= Arvind Narayan Das =

Arvind Narayan Das (popularly known as Aravind N. Das) was a social scientist, journalist, activist and a documentary filmmaker from Bihar, eastern India.

He was influenced by Naxalbari, the peasant rebellion, while a student at St. Stephen's College, Delhi in late 1960s. Journalist Harsh Sethi wrote of him: "Rarely before, or since, at least in post-Independence India, had otherwise comfortably placed students taken the cause of the underdog to heart. Among those who were permanently marked by the experience of the ‘spring thunder’ was Arvind N. Das."
His experiences in the period he spent underground as part of the Naxalites movement, shaped most of his life thereafter. He joined the Times of India as a research editor, and pioneered the books that the Times group produced on its sesquicentennial celebrations. In 1994 he left the Times and helped co-found Asia Pacific Communication Associates Pvt. Ltd. (APCA) with Dileep Padgaonkar, Anikendra Nath Sen and Darryl D'Monte. In 1995 he began travelling around India for the 18-part documentary India Invented, inspired by D.D. Kosambi's vision of Indian history. It took more than two years to make, and was a defining moment of Das's career. Das was also the founder-editor of Biblio, a review of books.
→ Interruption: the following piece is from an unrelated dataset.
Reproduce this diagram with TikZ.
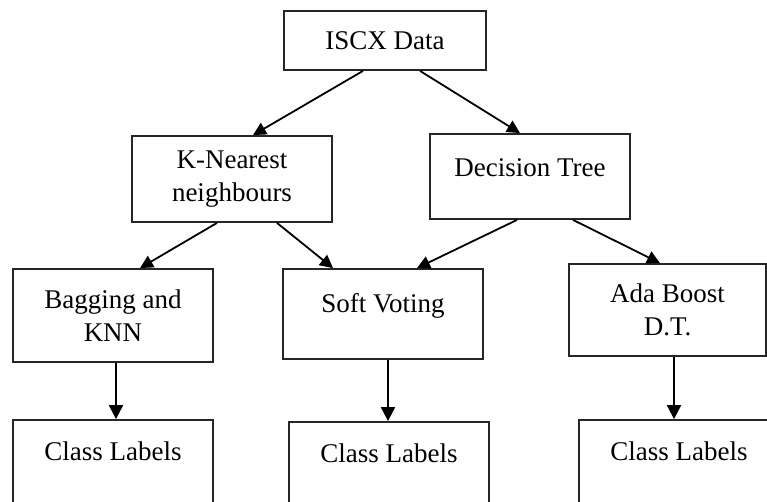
\documentclass[tikz,border=0pt]{standalone}
\usepackage{fontspec}
\setmainfont{Liberation Serif}
\usetikzlibrary{arrows.meta}
\tikzstyle{flow}=[x=1pt,y=-1pt]
\tikzstyle{box}=[rectangle, draw=black!85, line width=1.8pt, fill=white, inner sep=0pt, minimum width=200pt, align=center, font=\fontsize{27}{33}\selectfont]
\tikzstyle{edge}=[-{Triangle[length=13pt,width=13pt]}, line width=1.8pt]
\tikzstyle{down}=[-{Triangle[length=14pt,width=14pt]}, line width=2pt]

\begin{document}
\begin{tikzpicture}[flow]
			%The page
			\useasboundingbox (0,0) rectangle (767,502);
			\clip (0,0) rectangle (767,502);

			%The data
			\draw (385,40.5) node[box, minimum width=202pt, minimum height=59pt] (iscx) {ISCX Data};

			%The base learners
			\draw (232,179) node[box, minimum height=86pt] (knn) {K-Nearest\\neighbours};
			\draw (530,176.5) node[box, minimum height=85pt, text height=18pt, text depth=18pt] (dt) {Decision Tree};

			%The ensembles
			\draw (113,315.5) node[box, minimum height=93pt] (bag) {Bagging and\\KNN};
			\draw (383,314) node[box, minimum height=90pt, text height=18pt, text depth=22pt] (soft) {Soft Voting};
			\draw (667.5,310) node[box, minimum width=197pt, minimum height=92pt] (ada) {Ada Boost\\D.T.};

			%The outputs
			\draw (113,468) node[box, minimum height=96pt, text height=18pt, text depth=34pt] (cl1) {Class Labels};
			\draw (389,470) node[box, minimum height=96pt, text height=18pt, text depth=34pt] (cl2) {Class Labels};
			\draw (679,468) node[box, minimum height=96pt, text height=18pt, text depth=34pt] (cl3) {Class Labels};

			\draw[edge] ([xshift=-22pt]iscx.south) -- ([xshift=21pt]knn.north);
			\draw[edge] ([xshift=35pt]iscx.south) -- ([xshift=-10pt]dt.north);

			\draw[edge] ([xshift=-15pt]knn.south) -- ([xshift=27pt]bag.north);
			\draw[edge] ([xshift=45pt]knn.south) -- ([xshift=-50pt]soft.north);
			\draw[edge] ([xshift=-13pt]dt.south) -- ([xshift=34pt]soft.north);
			\draw[edge] ([xshift=43pt]dt.south) -- ([xshift=-7.5pt]ada.north);

			\draw[down] ([xshift=3pt]bag.south) -- ([xshift=3pt]cl1.north);
			\draw[down] ([xshift=5pt]soft.south) -- ([xshift=-1pt]cl2.north);
			\draw[down] ([xshift=6.5pt]ada.south) -- ([xshift=-5pt]cl3.north);
		\end{tikzpicture}
\end{document}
At his sudden death due to heart attack in 2000, Indian journalist Dileep Padgaonkar wrote, "But Arvind's real obsession, the one that shaped his thinking, guided his written output and nourished his conversations, was his native Bihar. It can be said without exaggeration that no contemporary Indian thinker has spoken and written about the glorious past, the dismal present and potential for a great future of this state with such lofty eloquence as he did. In his eyes, Bihar was a metaphor for India itself. At a pinch, he would have deemed it to be the very centre of the universe. While he loathed its venal, caste-ridden, ineffective governance, the violent nature of its society, its decrepit intellectual and cultural life and the slothful ways of its elite, he never missed an opportunity to recall its rich cultural and spiritual legacy, the noble character of its long-suffering people and the revolutionary potential of its youth. Two of his books - The Republic of Bihar and Changel: The Biography of a Village - bear vivid testimony to what the state meant to him."